Of course, a four-digit price tag sounds like a lot. But there is also the possibility to finance the iPhone or to purchase it via a service provider on a contract. How much do you have to pay once or monthly for which iPhone 13 model? Talk to your local service provider to find out.
What is the reason for a low price?
Even if the effective cost is lower overall, there is still the question of how the lower price is achieved, apart from, of course, fewer or worse features. This could be, for instance, a liberal amount of advertising in the operating system, lack of data security, or selling your user data. But social or ecological effects also play a role.
Privacy & data security
"How secure is my data?" is a legitimate question in light of ever new data breaches and spying scandals. Even the security experts at Norton cannot give a clear answer to the question of whether iOS or Android is better, especially since user behavior itself also plays an important role. What is certain, however, is that manufacturers like Apple (especially since iOS 14.5) and Samsung (with Knox) do more for data security than others.

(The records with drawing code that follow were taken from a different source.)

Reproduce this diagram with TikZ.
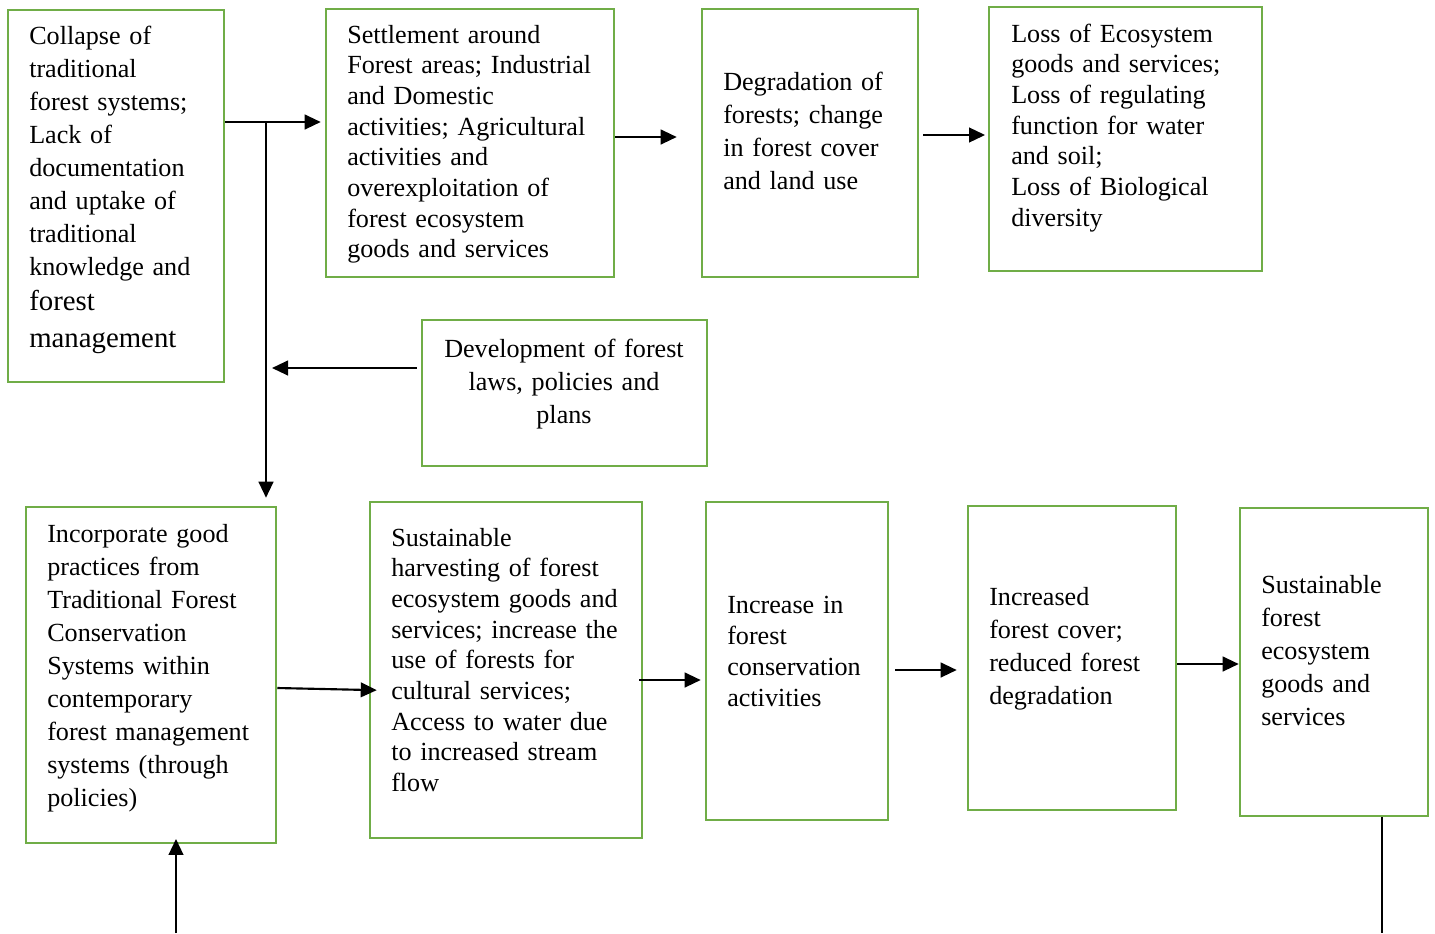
\documentclass[tikz,border=0pt]{standalone}
\usepackage{fontspec}
\setmainfont{Liberation Serif}
\usetikzlibrary{fit,arrows.meta}
\definecolor{boxgreen}{HTML}{70AD47}
\begin{document}
\begin{tikzpicture}[x=0.75pt,y=-0.75pt,
  box/.style={draw=boxgreen, line width=1.9pt, inner sep=0pt},
  txt/.style={inner sep=0pt, anchor=base west, align=left, text width=260pt,
    font=\fontsize{19.6}{23}\selectfont},
  txtwide/.style={txt, font=\fontsize{19.6}{24.75}\selectfont},
  arr/.style={line width=1.6pt, -{Triangle[length=12pt,width=11pt]}},
  plain/.style={line width=0.8pt}]
\useasboundingbox (0,0) rectangle (1435,933);

% upper row: causes and consequences
\node[box, fit={(8,10) (224,382)}] (b1) {};
\node[txtwide] (t1) at (29,44) {Collapse of\\ traditional\\ forest systems;\\ Lack of\\ documentation\\ and uptake of\\ traditional\\ knowledge and\\[2pt]
  {\fontsize{21.6}{24.75}\selectfont forest}\\[3pt] {\fontsize{21.6}{24.75}\selectfont management}};

\node[box, fit={(326,9) (614,277)}] (b2) {};
\node[txt] (t2) at (347,43) {Settlement around\\ Forest areas; Industrial\\ and Domestic\\ activities; Agricultural\\ activities and\\ overexploitation of\\ forest ecosystem\\ goods and services};

\node[box, fit={(702,9) (918,277)}] (b3) {};
\node[txtwide] (t3) at (723,90) {Degradation of\\ forests; change\\ in forest cover\\ and land use};

\node[box, fit={(989,7) (1262,271)}] (b4) {};
\node[txt] (t4) at (1011,42) {Loss of Ecosystem\\ goods and services;\\ Loss of regulating\\ function for water\\ and soil;\\ Loss of Biological\\ diversity};

% policy input
\node[box, fit={(422,320) (707,466)}] (b5) {};
\node[txt, anchor=base, align=center, text width=210pt, font=\fontsize{19.6}{25}\selectfont] (t5) at (564,357) {Development of forest\\ laws, policies and\\ plans};

% lower row: response and outcomes
\node[box, fit={(26,507) (276,843)}] (b6) {};
\node[txtwide] (t6) at (47,542) {Incorporate good\\ practices from\\ Traditional Forest\\ Conservation\\ Systems within\\ contemporary\\ forest management\\ systems (through\\ policies)};

\node[box, fit={(370,502) (642,838)}] (b7) {};
\node[txt] (t7) at (391,546) {Sustainable\\ harvesting of forest\\ ecosystem goods and\\ services; increase the\\ use of forests for\\ cultural services;\\ Access to water due\\ to increased stream\\ flow};

\node[box, fit={(706,502) (888,820)}] (b8) {};
\node[txt, font=\fontsize{19.6}{23.25}\selectfont] (t8) at (727,613) {Increase in\\ forest\\ conservation\\ activities};

\node[box, fit={(968,506) (1176,810)}] (b9) {};
\node[txtwide] (t9) at (989,605) {Increased\\ forest cover;\\ reduced forest\\ degradation};

\node[box, fit={(1240,508) (1428,816)}] (b10) {};
\node[txtwide] (t10) at (1261,593) {Sustainable\\ forest\\ ecosystem\\ goods and\\ services};

% connectors
\coordinate (j) at (266,122);
\coordinate (cin) at (176,933);
\coordinate (cout) at (1382,933);

\draw[arr, shorten >=3pt] (b1.east |- j) -- (b2.west |- j);
\draw[arr, shorten >=6pt] (j) -- (j |- b6.north);
\draw[arr, shorten <=3pt, shorten >=4.5pt] (b5.west |- 0,368) -- (j |- 0,368);
\draw[arr, shorten >=18pt] (b2.east |- 0,137) -- (b3.west |- 0,137);
\draw[arr, shorten <=3pt, shorten >=2pt] (b3.east |- 0,135) -- (b4.west |- 0,135);
\draw[arr, shorten >=-6pt] (b6.east |- 0,688) -- (b7.west |- 0,690);
\draw[arr, shorten <=-3pt, shorten >=3pt] (b7.east |- 0,680) -- (b8.west |- 0,680);
\draw[arr, shorten <=4.5pt, shorten >=7.5pt] (b8.east |- 0,670) -- (b9.west |- 0,670);
\draw[arr] (b9.east |- 0,664) -- (b10.west |- 0,664);
\draw[arr, shorten >=-4pt] (cin) -- (cin |- b6.south);
\draw[plain] (cout |- b10.south) -- (cout);
\end{tikzpicture}
\end{document}
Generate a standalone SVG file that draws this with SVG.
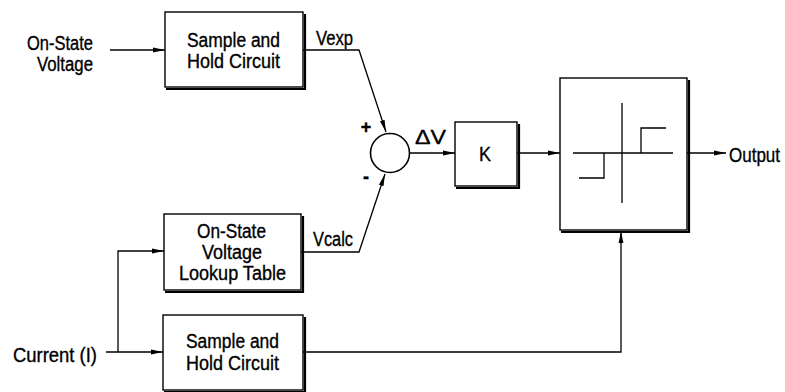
<svg xmlns="http://www.w3.org/2000/svg" width="785" height="392" viewBox="0 0 785 392">
<defs>
<marker id="arr" viewBox="0 0 12 6" refX="12" refY="3" markerWidth="12" markerHeight="6" markerUnits="userSpaceOnUse" orient="auto">
<path d="M0,0.6 L12,3 L0,5.4 Z" fill="#000"/>
</marker>
<style>
text{font-family:"Liberation Sans",Arial,sans-serif;font-size:20px;fill:#000;stroke:#000;stroke-width:0.35}
.c{text-anchor:middle}
.e{text-anchor:end}
.box{fill:#fff;stroke:#000;stroke-width:1.4}
.sh{fill:none;stroke:#000;stroke-width:2.2}
.ln{fill:none;stroke:#000;stroke-width:1.3}
</style>
</defs>
<rect width="785" height="392" fill="#fff"/>

<g id="connectors">
<path class="ln" d="M110,50 H165" marker-end="url(#arr)"/>
<path class="ln" d="M303,50 H359 L386,132" marker-end="url(#arr)"/>
<path class="ln" d="M301,252 H359 L385,174" marker-end="url(#arr)"/>
<path class="ln" d="M106,352 H163" marker-end="url(#arr)"/>
<path class="ln" d="M118,352 V251 H164" marker-end="url(#arr)"/>
<path class="ln" d="M303,352 H621 V231" marker-end="url(#arr)"/>
<path class="ln" d="M409,153 H455" marker-end="url(#arr)"/>
<path class="ln" d="M517,153 H560" marker-end="url(#arr)"/>
<path class="ln" d="M687,153 H726" marker-end="url(#arr)"/>
</g>

<g id="lbl-onstate">
<text class="e" x="93" y="50" textLength="66" lengthAdjust="spacingAndGlyphs">On-State</text>
<text class="e" x="93" y="71" textLength="56" lengthAdjust="spacingAndGlyphs">Voltage</text>
</g>
<g id="lbl-current">
<text x="13" y="362" textLength="84" lengthAdjust="spacingAndGlyphs">Current (I)</text>
</g>
<g id="lbl-vexp"><text x="316" y="45" textLength="37" lengthAdjust="spacingAndGlyphs">Vexp</text></g>
<g id="lbl-vcalc"><text x="313" y="246" textLength="40" lengthAdjust="spacingAndGlyphs">Vcalc</text></g>
<g id="lbl-dv"><text x="415" y="144" textLength="31" lengthAdjust="spacingAndGlyphs">ΔV</text></g>
<g id="lbl-out"><text x="729" y="162" textLength="51" lengthAdjust="spacingAndGlyphs">Output</text></g>

<g id="sh1">
<polyline class="sh" points="305,14 305,89 166,89"/>
<rect class="box" x="165" y="12" width="138" height="75"/>
<text x="187" y="47" textLength="93" lengthAdjust="spacingAndGlyphs">Sample and</text>
<text x="187" y="68" textLength="93" lengthAdjust="spacingAndGlyphs">Hold Circuit</text>
</g>

<g id="lookup">
<polyline class="sh" points="303,216 303,292 165,292"/>
<rect class="box" x="164" y="214" width="137" height="76"/>
<text x="197" y="238" textLength="69" lengthAdjust="spacingAndGlyphs">On-State</text>
<text x="202" y="259" textLength="60" lengthAdjust="spacingAndGlyphs">Voltage</text>
<text x="179" y="280" textLength="107" lengthAdjust="spacingAndGlyphs">Lookup Table</text>
</g>

<g id="sh2">
<polyline class="sh" points="305,317 305,392 164,392"/>
<rect class="box" x="163" y="315" width="140" height="75"/>
<text x="186" y="348" textLength="93" lengthAdjust="spacingAndGlyphs">Sample and</text>
<text x="186" y="370" textLength="93" lengthAdjust="spacingAndGlyphs">Hold Circuit</text>
</g>

<g id="sum">
<circle cx="390" cy="153" r="19.5" fill="#fff" stroke="#000" stroke-width="1.6"/>
<text class="c" x="366" y="133" style="font-size:18px;font-weight:bold">+</text>
<text class="c" x="366" y="183" style="font-size:18px;font-weight:bold">-</text>
</g>

<g id="gain">
<polyline class="sh" points="519,124 519,188 456,188"/>
<rect class="box" x="455" y="122" width="62" height="64"/>
<text x="479" y="161" textLength="12" lengthAdjust="spacingAndGlyphs">K</text>
</g>

<g id="relay">
<polyline class="sh" points="689,80 689,232 561,232"/>
<rect class="box" x="560" y="78" width="127" height="152"/>
<path class="ln" d="M573,153 H673 M622,103 V203 M579,178 H604 V153 M641,153 V128 H666"/>
</g>
</svg>
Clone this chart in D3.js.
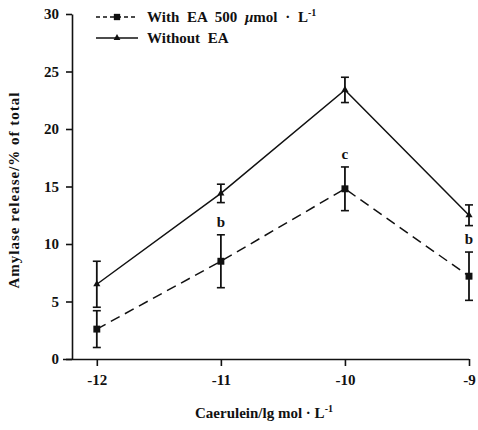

Advertising in the interface
Another trend in recent years is the cross-financing of hardware by displaying advertising in the user interface or in their own apps. So if you were to buy a cheap smartphone, you might have to put up with this annoyance. At least some manufacturers are now backing down, such as Samsung. Other manufacturers also have ads of their own, so here's how you can remove them on Xiaomi handsets.
There is no question about it: Apple's production line is in the Far East, and there have been horrendous reports about the working conditions at Foxconn, Pegatron, and similar places in the past. However, you have to give Apple credit for at least being committed to rectify the issue. Apple publishes an annual progress report (2021, PDF) regarding working conditions of its suppliers. Of course, there's a lot of PR involved here, but at least there is a commitment.
Apple has announced in 2019 that it intends to be carbon-neutral. However, this only affects Apple itself, not the supply chains that are responsible for around three-quarters of an iPhone's carbon footprint. However, Apple has promised to offset this part as well by 2030, for example, through reforestation. This decade will show whether that goal will ultimately succeed or not. At the very least, there is a plan in doing so.
Conclusion: Is the iPhone better than Android?
Finally, then, this is a very loaded question. But don't get me wrong: Of course, all of these points don't apply across the board for all Android manufacturers. Apple is by no means a saint, and there are certainly Android manufacturers that are better off on one or more of the above points. But for the most part, if the product is too cheap, people will pay in other ways. In other words, someone will still need to pay.
Whether the iPhone is the better smartphone, only you can answer that for yourself. Of course, you're welcome to discuss it in the comments. In any case, iPhones are not the most expensive smartphones overall.